SMM, July 9:
Raw material side: This week, trading in China's petroleum coke market was lackluster. The low-sulphur coke market sentiment improved, with prices edging up; mid- and high-sulphur coke saw sluggish downstream procurement, causing prices to drift lower, and the overall market price center shifted slightly downward. Specifically, this week, transaction prices for petroleum coke at CNOOC's Binzhou refinery edged up, Taizhou Petrochemical resumed operations, and the Zhoushan Petrochemical unit remained shut down for maintenance. For PetroChina, low-sulphur coke prices in north-east China consolidated on a strong note, while petroleum coke prices at Sinopec's refineries were largely stable. Local refineries saw moderate shipments, and petroleum coke prices fell under pressure. The latest SMM data showed the spot price index for 1# petroleum coke in north-east China at 4,289.63 yuan/mt, up 0.28% WoW; the spot price index for 2# petroleum coke in Shandong at 4,040.29 yuan/mt, down 0.67% WoW; the spot price index for 3# petroleum coke in Shandong at 3,665.89 yuan/mt, down 0.26% WoW; and the spot price index for 4# petroleum coke in Shandong at 1,868.08 yuan/mt, down 2.14% WoW. Supply side, refineries' concentrated maintenance in July gradually wrapped up, driving production resumptions. Coupled with high port inventories, overall market supply was relatively ample. Demand side, rigid demand from carbon used in aluminum production formed a floor, while purchasing enthusiasm from anode material enterprises improved slightly. In the near term, the divergence across petroleum coke grades is expected to persist, with the overall price center consolidating and drifting lower. This week, the coal tar pitch market held up well. As of Thursday, the average coal tar pitch price stood at 4,988 yuan/mt, up 2.33% WoW. Coal tar prices remained high in a stalemate, and the operating rate at deep-processing enterprises edged up, leading to a slight increase in supply. Downstream anode enterprises focused on rigid restocking at the start of the month; sellers and buyers continued their standoff. Raw material cost support persisted, but the supply growth from higher deep-processing operating rates and downstream resistance to high prices were capping further price rises. In the near term, coal tar pitch prices are expected to consolidate at highs, with limited upward momentum. Overall, this week, cost support for prebaked anode remained relatively firm.

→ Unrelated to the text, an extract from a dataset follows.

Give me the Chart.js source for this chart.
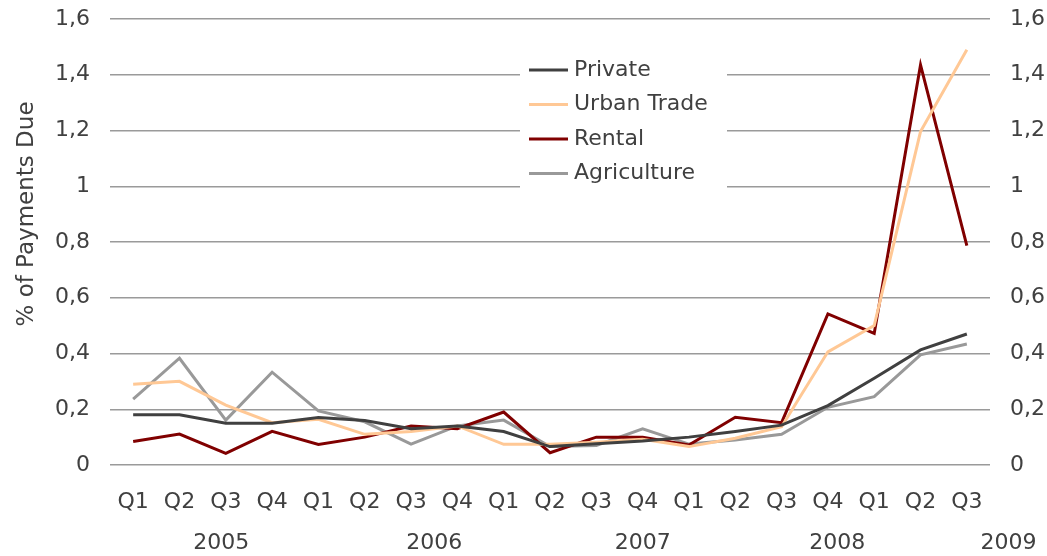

Supply side, prebaked anode enterprises maintained a production pace of producing based on sales. New anode projects in regions like Xinjiang and Guangxi gradually came online, continuing the release of new capacity. Meanwhile, operating rates at some enterprises pulled back slightly due to maintenance, but overall industry supply capability grew steadily, further enhancing supply elasticity. Demand side, China's operating aluminum capacity stayed high, providing stable, rigid support for prebaked anode consumption. Export orders, new aluminum projects in Indonesia continued to ramp up, driving a MoM improvement in anode export orders from China to South-east Asia. Geopolitical tensions in the Middle East eased somewhat, with previously affected aluminum enterprises gradually resuming production, which is expected to drive a recovery in anode procurement demand going forward. Overall, new domestic prebaked anode supply is being fulfilled consistently, high downstream aluminum operating rates effectively support domestic demand, and the export market showed marginal improvement. The industry's overall supply-demand balance remained steady, but with the continuous release of new capacity, supply growth slightly outpaced demand growth, intensifying the competitive landscape.
Brief: This week, China's prebaked anode raw material market diverged, with limited fluctuations in overall cost. According to SMM monitoring, as of July 9, China's prebaked anode cost was approximately 5,497.67 yuan/mt, up 0.68% WoW. Cost side, the petroleum coke market continued its structural divergence, while coal tar pitch prices consolidated on a strong note. Overall raw material side support was moderate, with coal tar pitch contributing strength and petroleum coke acting as a divergent drag. Supply and demand, high domestic aluminum operating rates supported demand, and export orders improved marginally. However, with the continuous release of new capacity, industry competition intensified, and the pattern of supply growth slightly outpacing demand is likely to persist. Future focus should remain on the pace of new capacity additions and the cost-side divergence between petroleum coke and coal tar pitch.